Spirit of the Beehive employ an MO that exists as an aesthetic analog to what the Buddhists call proliferation, what nature and society organically experience as ever-expanding diversification (the conservative’s perennial bugaboo). Or, to quote the title of Daniel Kwan and Daniel Scheinert’s 2022 film Everything Everywhere All at Once. “Found a Body”, for example, defies categorization, Rivka Ravede’s vocal launching as faux-slowcore, epitomizing disillusioned romanticism, even as the singer flirts with a memorable hook. “Sun Swept the Evening Red”, with its schmaltzy strings and wiry metallic bursts, hybridizes a Broadway symphonic production, a Midwest carnival, and a Los Angeles graffiti party. The soundscape morphs from crystalline synth emphases to deadpan, punky sprawls and riffy passages emerging from the amorphous clamor.

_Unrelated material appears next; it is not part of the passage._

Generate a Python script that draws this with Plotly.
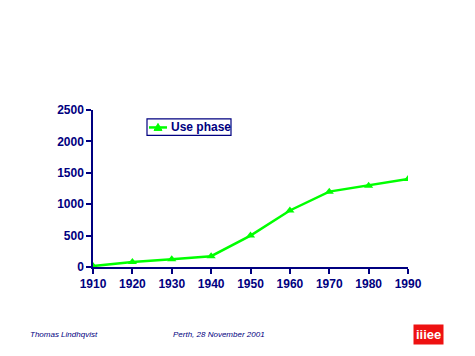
import plotly.graph_objects as go

years = [1910, 1920, 1930, 1940, 1950, 1960, 1970, 1980, 1990]
use_phase = [15, 78, 125, 172, 500, 900, 1200, 1295, 1400]
y_ticks = [0, 500, 1000, 1500, 2000, 2500]
x_ticks = years
series_name = "Use phase"

navy = "#000080"
green = "#00FF00"
font_family = "Liberation Sans, Arial, sans-serif"

# page body has an 8px default margin; compensate
OFF = 8
W, H = 475 - OFF, 356 - OFF
# screen-coordinate plot area in the reference
sx0, sx1, sy0, sy1 = 93, 408, 110, 267.5
ml = sx0 - OFF
mt = sy0 - OFF
mr = W - (sx1 - OFF)
mb = H - (sy1 - OFF)
pw = sx1 - sx0
ph = sy1 - sy0


def PX(sx):
    return (sx - sx0) / pw


def PY(sy):
    return (sy1 - sy) / ph


fig = go.Figure()
fig.add_trace(go.Scatter(
    x=years, y=use_phase, mode="lines+markers", name=series_name,
    line=dict(color=green, width=2.5),
    marker=dict(symbol="triangle-up", size=8, color=green),
    showlegend=False,
))

fig.update_layout(
    width=W, height=H,
    margin=dict(l=ml, r=mr, t=mt, b=mb, pad=0),
    paper_bgcolor="white", plot_bgcolor="white",
    font=dict(family=font_family, color=navy, size=11),
    showlegend=False,
    xaxis=dict(
        range=[1910, 1990], tickvals=x_ticks, ticktext=[str(v) for v in x_ticks],
        showgrid=False, zeroline=False, showline=True, linecolor=navy, linewidth=1.5,
        ticks="outside", ticklen=5, tickcolor=navy, tickwidth=1.5,
        tickfont=dict(family=font_family, size=12, color=navy, weight="bold"),
        fixedrange=True,
    ),
    yaxis=dict(
        range=[0, 2500], tickvals=y_ticks,
        showgrid=False, zeroline=False, showline=True, linecolor=navy, linewidth=1.5,
        ticks="outside", ticklen=5, tickcolor=navy, tickwidth=1.5,
        tickfont=dict(family=font_family, size=12, color=navy, weight="bold"),
        fixedrange=True,
    ),
)

# custom legend box
fig.add_shape(type="rect", xref="paper", yref="paper",
              x0=PX(147), x1=PX(231), y0=PY(135.5), y1=PY(119),
              line=dict(color=navy, width=1.2), fillcolor="white", layer="above")
fig.add_shape(type="line", xref="paper", yref="paper",
              x0=PX(149), x1=PX(167), y0=PY(127.5), y1=PY(127.5),
              line=dict(color=green, width=2.5), layer="above")
fig.add_shape(type="path", xref="paper", yref="paper",
              path=f"M {PX(154)},{PY(130.5)} L {PX(162)},{PY(130.5)} L {PX(158)},{PY(123.5)} Z",
              line=dict(color=green, width=1), fillcolor=green, layer="above")
fig.add_annotation(
    text=f"<b>{series_name}</b>", xref="paper", yref="paper",
    x=PX(168.5), y=PY(127.5), xanchor="left", yanchor="middle", showarrow=False,
    font=dict(family=font_family, size=12, color=navy),
)

fig.add_annotation(
    text="<i>Thomas Lindhqvist</i>", xref="paper", yref="paper",
    x=PX(28), y=PY(335), xanchor="left", yanchor="middle", showarrow=False,
    font=dict(family=font_family, size=8, color=navy),
)
fig.add_annotation(
    text="<i>Perth, 28 November 2001</i>", xref="paper", yref="paper",
    x=PX(171), y=PY(335), xanchor="left", yanchor="middle", showarrow=False,
    font=dict(family=font_family, size=8, color=navy),
)
fig.add_annotation(
    text="<b>iiiee</b>", xref="paper", yref="paper",
    x=PX(428.5), y=PY(335.5), xanchor="center", yanchor="middle", showarrow=False,
    bgcolor="#EE1111", borderpad=2,
    font=dict(family=font_family, size=13, color="white"),
)

fig.write_html("out.html")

“I’ve Been Evil” shows Spirit of the Beehive’s affinity for and tendency to satirize canonic pop. Schwartz’s breathy vocal is as well-paced as ever, his melody enrolling. The soundscape could’ve been plucked from a Wilco song, though as the piece unfurls, the band embrace their insurgent bent, the beat dragging or rushing, accents growing quirkier. Schwartz soon sounds less like Jeff Tweedy and more like Ariel Pink or Avey Tare/Panda Bear from Animal Collective. “1/500” points to the band’s absorption and reconfiguration of classic-rock rhythms and radio-friendly melodic movements. Schwartz could be a paranoid Elliott Smith or fidgety Paul Banks. “Earth Kit”, too, incorporates winning pop and rock formulae, albeit with a tongue-in-cheek tone, the band, as always, navigating the line between cohesion and dissolution.

Spirit of the Beehive are part of a lineage dedicated to illustrating how territorial borders, whether between genres or people, are inevitably arbitrary and contrived. Their work can be regarded as a culmination of 20th-century classical composition, free jazz, the hybridizations of the 1960s and 1970s, math/art rock, and contemporary sonic collage. They also exist at the intersection of various technological revolutions, the spirit of globalism, diversity theory, and progressive politics. If encountered with curiosity and an appreciation for the history of radicalism and experimentation, Spirit of the Beehive strike one as provocative and precise in their renderings of post-millennial life.